6 Door loudly slams shut between each player character who uses it. It's no trouble to re-open it, but the noise means that there's a 1-in-6 chance that a wandering monster will appear in the emptier of the two rooms immediately after it closes.

7 Door cannot be opened by any means by player characters, but each exploration turn they spend attempting to open it, there's a 2-in-6 chance that a wandering monster will come through the door, opening it with ease and shutting it too quickly for the characters to keep it open.

8 Door was the entry-way to previous room occupant's lair. Previous room occupant was utterly paranoid, and door has 6 locking mechanisms. They all use the same key, but unless the player characters have it, they all have to be picked separately. All those locks also mean that it's twice as difficult as usual to batter down.

9 Door has a coin-slot and opens automatically after player characters insert 1d12€.

10 Largest available reasonably-intelligent wandering monster serving as a "bouncer" for the door, with an identical monster on the other side. It demands to see identification papers or hear "the password" before letting anyone through. It will also accept a bribe of 1d12€ per character, but would never be so gauche as to broach the subject itself. If the player characters attack, two more bouncers are nearby waiting for the shift change.

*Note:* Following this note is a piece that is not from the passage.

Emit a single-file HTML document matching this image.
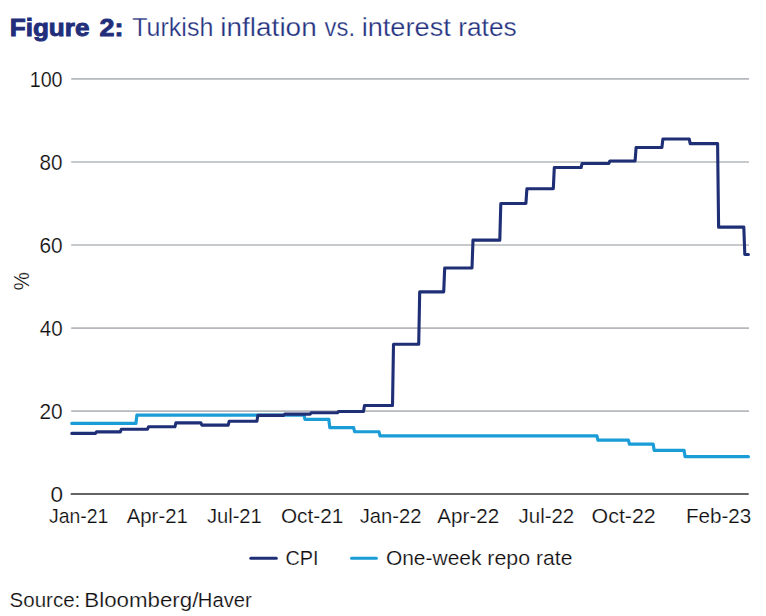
<!DOCTYPE html>
<html lang="en">
<head>
<meta charset="utf-8">
<title>Figure 2: Turkish inflation vs. interest rates</title>
<style>
  html, body { margin:0; padding:0; background:#ffffff; }
  body { width:766px; height:616px; overflow:hidden; }
  svg { display:block; }
  text { font-family:"Liberation Sans", sans-serif; }
  .lbl text { fill:#100e0f; stroke:#ffffff; stroke-width:0.2px; }
  .thin { stroke:#ffffff; stroke-width:0.25px; }
</style>
</head>
<body>
<svg width="766" height="616" viewBox="0 0 766 616">
<rect x="0" y="0" width="766" height="616" fill="#ffffff"/>

<!-- title -->
<text y="35.5" font-size="25.2" fill="#222e7a"><tspan x="9.7" textLength="79.84" lengthAdjust="spacingAndGlyphs" font-weight="bold" stroke="#222e7a" stroke-width="0.9" font-size="24.5">Figure</tspan> <tspan x="99.62" textLength="23.92" lengthAdjust="spacingAndGlyphs" font-weight="bold" stroke="#222e7a" stroke-width="0.9" font-size="24.5">2:</tspan> <tspan x="132.24" textLength="81.09" lengthAdjust="spacingAndGlyphs" class="thin" fill="#25327f">Turkish</tspan> <tspan x="220.33" textLength="96.39" lengthAdjust="spacingAndGlyphs" class="thin" fill="#25327f">inflation</tspan> <tspan x="324.62" textLength="30.46" lengthAdjust="spacingAndGlyphs" class="thin" fill="#25327f">vs.</tspan> <tspan x="361.68" textLength="89.12" lengthAdjust="spacingAndGlyphs" class="thin" fill="#25327f">interest</tspan> <tspan x="458.26" textLength="58.39" lengthAdjust="spacingAndGlyphs" class="thin" fill="#25327f">rates</tspan></text>

<!-- gridlines + axis -->
<line x1="71.2" y1="411.14" x2="749.0" y2="411.14" stroke="#b5b8bc" stroke-width="1.6"/>
<line x1="71.2" y1="328.08" x2="749.0" y2="328.08" stroke="#b5b8bc" stroke-width="1.6"/>
<line x1="71.2" y1="245.02" x2="749.0" y2="245.02" stroke="#b5b8bc" stroke-width="1.6"/>
<line x1="71.2" y1="161.96" x2="749.0" y2="161.96" stroke="#b5b8bc" stroke-width="1.6"/>
<line x1="71.2" y1="78.9" x2="749.0" y2="78.9" stroke="#b5b8bc" stroke-width="1.6"/>
<line x1="70.7" y1="494" x2="748.7" y2="494" stroke="#646466" stroke-width="2"/>

<!-- series -->
<path d="M71.8,423.45 L135.9,423.45 L136.9,415.14 L304.0,415.14 L305.0,419.3 L328.8,419.3 L329.8,427.6 L353.6,427.6 L354.6,431.75 L379.0,431.75 L380.0,435.91 L596.9,435.91 L597.9,440.06 L628.4,440.06 L629.4,444.21 L653.2,444.21 L654.2,450.44 L684.1,450.44 L685.1,456.67 L748.4,456.67" fill="none" stroke="#1a9dd6" stroke-width="3.2" stroke-linejoin="round" stroke-linecap="round"/>
<path d="M71.8,433.42 L95.5,433.42 L96.5,431.88 L120.3,431.88 L121.3,429.22 L147.5,429.22 L148.5,426.81 L174.9,426.81 L175.9,422.87 L200.9,422.87 L201.9,425.15 L228.2,425.15 L229.2,421.25 L256.9,421.25 L257.9,415.35 L283.7,415.35 L284.7,414.1 L310.2,414.1 L311.2,412.73 L337.5,412.73 L338.5,411.45 L363.5,411.45 L364.5,405.55 L392.5,405.55 L393.5,344.21 L418.7,344.21 L419.7,291.84 L443.7,291.84 L444.7,267.96 L472.0,267.96 L473.0,240.14 L499.8,240.14 L500.8,203.46 L525.9,203.46 L526.9,188.8 L553.3,188.8 L554.3,167.54 L581.1,167.54 L582.1,163.47 L608.9,163.47 L609.9,160.94 L635.1,160.94 L636.1,147.48 L661.9,147.48 L662.9,138.93 L689.2,138.93 L690.2,143.58 L717.6,143.58 L718.6,227.14 L743.8,227.14 L744.8,254.5 L748.4,254.5" fill="none" stroke="#1f2f76" stroke-width="3.1" stroke-linejoin="round" stroke-linecap="round"/>

<g class="lbl">
<!-- y axis labels -->
<text y="87.1" font-size="21.3"><tspan x="29.7" textLength="32.87" lengthAdjust="spacingAndGlyphs">100</tspan></text>
<text y="170.16" font-size="21.3"><tspan x="39.6" textLength="23.01" lengthAdjust="spacingAndGlyphs">80</tspan></text>
<text y="253.22" font-size="21.3"><tspan x="39.44" textLength="23.17" lengthAdjust="spacingAndGlyphs">60</tspan></text>
<text y="336.28" font-size="21.3"><tspan x="39.73" textLength="22.87" lengthAdjust="spacingAndGlyphs">40</tspan></text>
<text y="419.34" font-size="21.3"><tspan x="39.45" textLength="23.16" lengthAdjust="spacingAndGlyphs">20</tspan></text>
<text y="501.7" font-size="21.3"><tspan x="50.52" textLength="12.56" lengthAdjust="spacingAndGlyphs">0</tspan></text>
<!-- x axis labels -->
<text y="523.4" font-size="21.1"><tspan x="49.0" textLength="59.35" lengthAdjust="spacingAndGlyphs">Jan-21</tspan></text>
<text y="523.4" font-size="21.1"><tspan x="126.76" textLength="61.03" lengthAdjust="spacingAndGlyphs">Apr-21</tspan></text>
<text y="523.4" font-size="21.1"><tspan x="206.88" textLength="54.9" lengthAdjust="spacingAndGlyphs">Jul-21</tspan></text>
<text y="523.4" font-size="21.1"><tspan x="280.92" textLength="62.4" lengthAdjust="spacingAndGlyphs">Oct-21</tspan></text>
<text y="523.4" font-size="21.1"><tspan x="359.68" textLength="61.73" lengthAdjust="spacingAndGlyphs">Jan-22</tspan></text>
<text y="523.4" font-size="21.1"><tspan x="437.36" textLength="61.78" lengthAdjust="spacingAndGlyphs">Apr-22</tspan></text>
<text y="523.4" font-size="21.1"><tspan x="518.58" textLength="55.65" lengthAdjust="spacingAndGlyphs">Jul-22</tspan></text>
<text y="523.4" font-size="21.1"><tspan x="591.59" textLength="64.19" lengthAdjust="spacingAndGlyphs">Oct-22</tspan></text>
<text y="523.4" font-size="21.1"><tspan x="685.91" textLength="65.4" lengthAdjust="spacingAndGlyphs">Feb-23</tspan></text>
<text transform="translate(29.3,290.2) rotate(-90)" textLength="18.2" lengthAdjust="spacingAndGlyphs" font-size="22.6">%</text>

<!-- legend -->
<line x1="250.8" y1="558.3" x2="276.3" y2="558.3" stroke="#1f2f76" stroke-width="3.0" stroke-linecap="round"/>
<text y="565.0" font-size="21.0"><tspan x="285.49" textLength="33.14" lengthAdjust="spacingAndGlyphs">CPI</tspan></text>
<line x1="351.5" y1="558.3" x2="376.4" y2="558.3" stroke="#1a9dd6" stroke-width="3.0" stroke-linecap="round"/>
<text y="565.0" font-size="20.4"><tspan x="385.91" textLength="95.56" lengthAdjust="spacingAndGlyphs">One-week</tspan> <tspan x="487.38" textLength="42.71" lengthAdjust="spacingAndGlyphs">repo</tspan> <tspan x="536.1" textLength="36.34" lengthAdjust="spacingAndGlyphs">rate</tspan></text>

<!-- source -->
<text y="606.6" font-size="20.0"><tspan x="9.57" textLength="70.7" lengthAdjust="spacingAndGlyphs">Source:</tspan> <tspan x="84.37" textLength="114.03" lengthAdjust="spacingAndGlyphs">Bloomberg/</tspan><tspan x="197.84" textLength="53.89" lengthAdjust="spacingAndGlyphs">Haver</tspan></text>
</g>
</svg>
</body>
</html>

11 Door features large red button next to it. If player characters push the button, a bell dings, a light goes on above the door, soft music plays, and the door opens 1d6 exploration turns later. The door can be pried open without waiting, but reveals only empty black space, and anyone who passes through falls 50' before landing on back in the original room.

12 Door cannot be lock-picked or bashed down, but whenever player characters knock, instead of knocking sound, they hear a voice saying "Knock, knock." If they answer "Who's there?" and allow the door to finish the entire joke, it opens on its own.